Control is everything. Grammar and syntax need not be precise, but they need to demonstrate control, that it works according to the abilities of the English language, and that what is on the page is what you intended to write. Semantics can be fluid and creative, but, still, it must demonstrate control to be convincing, to not fall apart, to not create clashes where it is supposed to be creating complex ideas, complexes of ideas. When it comes to it, controlled simplicity is better than out of control complexity. (And when it's out of control, it's not really complexity, is it.)
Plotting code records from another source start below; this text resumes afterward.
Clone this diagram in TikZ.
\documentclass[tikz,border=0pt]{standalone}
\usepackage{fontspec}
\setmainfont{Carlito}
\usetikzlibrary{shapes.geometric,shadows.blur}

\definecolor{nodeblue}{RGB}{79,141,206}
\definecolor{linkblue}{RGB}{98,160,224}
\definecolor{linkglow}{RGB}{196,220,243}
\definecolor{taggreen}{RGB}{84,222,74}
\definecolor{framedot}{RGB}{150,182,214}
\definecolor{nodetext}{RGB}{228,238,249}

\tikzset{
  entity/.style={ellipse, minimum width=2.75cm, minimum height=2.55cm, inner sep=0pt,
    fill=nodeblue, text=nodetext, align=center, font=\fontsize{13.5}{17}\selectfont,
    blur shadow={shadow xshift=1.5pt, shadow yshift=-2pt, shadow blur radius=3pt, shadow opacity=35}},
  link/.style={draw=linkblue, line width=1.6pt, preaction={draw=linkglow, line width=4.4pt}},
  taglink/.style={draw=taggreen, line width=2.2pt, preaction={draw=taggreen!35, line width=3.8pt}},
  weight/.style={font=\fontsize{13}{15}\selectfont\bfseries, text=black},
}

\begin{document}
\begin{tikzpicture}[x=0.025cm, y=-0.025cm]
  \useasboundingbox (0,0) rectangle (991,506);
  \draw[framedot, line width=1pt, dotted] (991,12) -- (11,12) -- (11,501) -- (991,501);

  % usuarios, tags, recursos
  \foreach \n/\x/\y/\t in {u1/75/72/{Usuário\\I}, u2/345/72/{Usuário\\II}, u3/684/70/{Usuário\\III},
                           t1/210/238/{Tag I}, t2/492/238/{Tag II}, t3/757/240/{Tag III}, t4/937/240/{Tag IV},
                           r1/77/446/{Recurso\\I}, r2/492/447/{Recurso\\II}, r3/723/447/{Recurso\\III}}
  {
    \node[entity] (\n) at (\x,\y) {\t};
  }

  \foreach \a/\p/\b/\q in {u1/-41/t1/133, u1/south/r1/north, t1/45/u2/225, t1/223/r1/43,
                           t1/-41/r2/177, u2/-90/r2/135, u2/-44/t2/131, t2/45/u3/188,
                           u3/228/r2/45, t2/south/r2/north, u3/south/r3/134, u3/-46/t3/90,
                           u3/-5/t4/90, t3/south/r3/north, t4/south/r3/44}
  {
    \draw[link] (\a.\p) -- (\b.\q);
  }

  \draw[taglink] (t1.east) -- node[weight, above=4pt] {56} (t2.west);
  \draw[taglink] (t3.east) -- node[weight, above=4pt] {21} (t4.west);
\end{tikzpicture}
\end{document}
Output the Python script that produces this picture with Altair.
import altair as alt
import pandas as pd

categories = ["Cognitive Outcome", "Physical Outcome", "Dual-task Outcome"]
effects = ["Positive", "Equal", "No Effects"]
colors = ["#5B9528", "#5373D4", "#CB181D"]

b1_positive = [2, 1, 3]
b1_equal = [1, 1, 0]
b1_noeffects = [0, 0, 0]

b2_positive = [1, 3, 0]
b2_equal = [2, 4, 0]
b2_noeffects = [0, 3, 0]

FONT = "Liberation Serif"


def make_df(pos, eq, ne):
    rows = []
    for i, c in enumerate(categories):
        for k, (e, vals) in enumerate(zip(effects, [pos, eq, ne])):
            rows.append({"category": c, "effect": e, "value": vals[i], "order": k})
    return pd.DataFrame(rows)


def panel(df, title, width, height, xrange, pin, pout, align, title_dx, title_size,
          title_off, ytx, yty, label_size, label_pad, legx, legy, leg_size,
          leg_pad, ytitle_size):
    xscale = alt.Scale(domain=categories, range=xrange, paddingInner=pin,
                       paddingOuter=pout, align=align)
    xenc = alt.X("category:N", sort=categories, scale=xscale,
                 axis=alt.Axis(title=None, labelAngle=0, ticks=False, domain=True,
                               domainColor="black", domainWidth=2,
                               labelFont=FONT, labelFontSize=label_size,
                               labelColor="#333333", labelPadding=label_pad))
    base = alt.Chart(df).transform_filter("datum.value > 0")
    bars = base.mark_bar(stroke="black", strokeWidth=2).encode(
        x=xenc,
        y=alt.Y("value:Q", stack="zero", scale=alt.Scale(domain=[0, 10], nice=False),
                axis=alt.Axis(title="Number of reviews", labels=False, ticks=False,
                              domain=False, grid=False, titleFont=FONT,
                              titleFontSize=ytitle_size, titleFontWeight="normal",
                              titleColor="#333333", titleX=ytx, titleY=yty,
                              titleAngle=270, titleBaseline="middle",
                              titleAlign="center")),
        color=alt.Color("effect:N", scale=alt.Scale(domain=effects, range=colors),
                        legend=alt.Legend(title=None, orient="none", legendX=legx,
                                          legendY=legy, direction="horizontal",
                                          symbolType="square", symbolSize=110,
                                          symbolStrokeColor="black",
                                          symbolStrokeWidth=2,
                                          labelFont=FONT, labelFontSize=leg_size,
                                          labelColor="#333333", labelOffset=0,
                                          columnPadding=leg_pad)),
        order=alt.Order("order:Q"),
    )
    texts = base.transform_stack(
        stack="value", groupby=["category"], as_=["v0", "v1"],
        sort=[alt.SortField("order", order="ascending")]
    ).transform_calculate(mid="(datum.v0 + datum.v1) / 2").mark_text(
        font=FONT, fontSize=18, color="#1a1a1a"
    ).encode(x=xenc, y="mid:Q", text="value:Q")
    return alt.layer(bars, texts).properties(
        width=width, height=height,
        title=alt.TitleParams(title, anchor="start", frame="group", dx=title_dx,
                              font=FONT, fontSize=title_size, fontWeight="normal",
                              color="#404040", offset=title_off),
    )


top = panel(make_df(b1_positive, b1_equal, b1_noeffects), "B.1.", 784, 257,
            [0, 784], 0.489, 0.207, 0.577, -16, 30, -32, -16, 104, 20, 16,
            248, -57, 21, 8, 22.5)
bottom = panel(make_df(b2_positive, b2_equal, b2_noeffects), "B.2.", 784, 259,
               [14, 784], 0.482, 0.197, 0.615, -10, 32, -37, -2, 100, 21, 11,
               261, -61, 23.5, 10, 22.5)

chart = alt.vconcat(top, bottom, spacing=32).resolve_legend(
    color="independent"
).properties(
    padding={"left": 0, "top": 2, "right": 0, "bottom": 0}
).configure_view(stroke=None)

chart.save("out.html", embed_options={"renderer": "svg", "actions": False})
Control is everything because (again from the previous post) of that all important idea: Composition Is Everything. In writing verse you are making something out of words. You want to the reader to see – and experience – surety in your making, see your skill, see what you made. See that you made and made well. You want to get good enough at building birdhouses that the straight lines look like straight lines, that the right angles look like right angles, that all the pieces fit together as snugly as designed, that a bird would poke their head out the hole and say, "Damn straight I live here."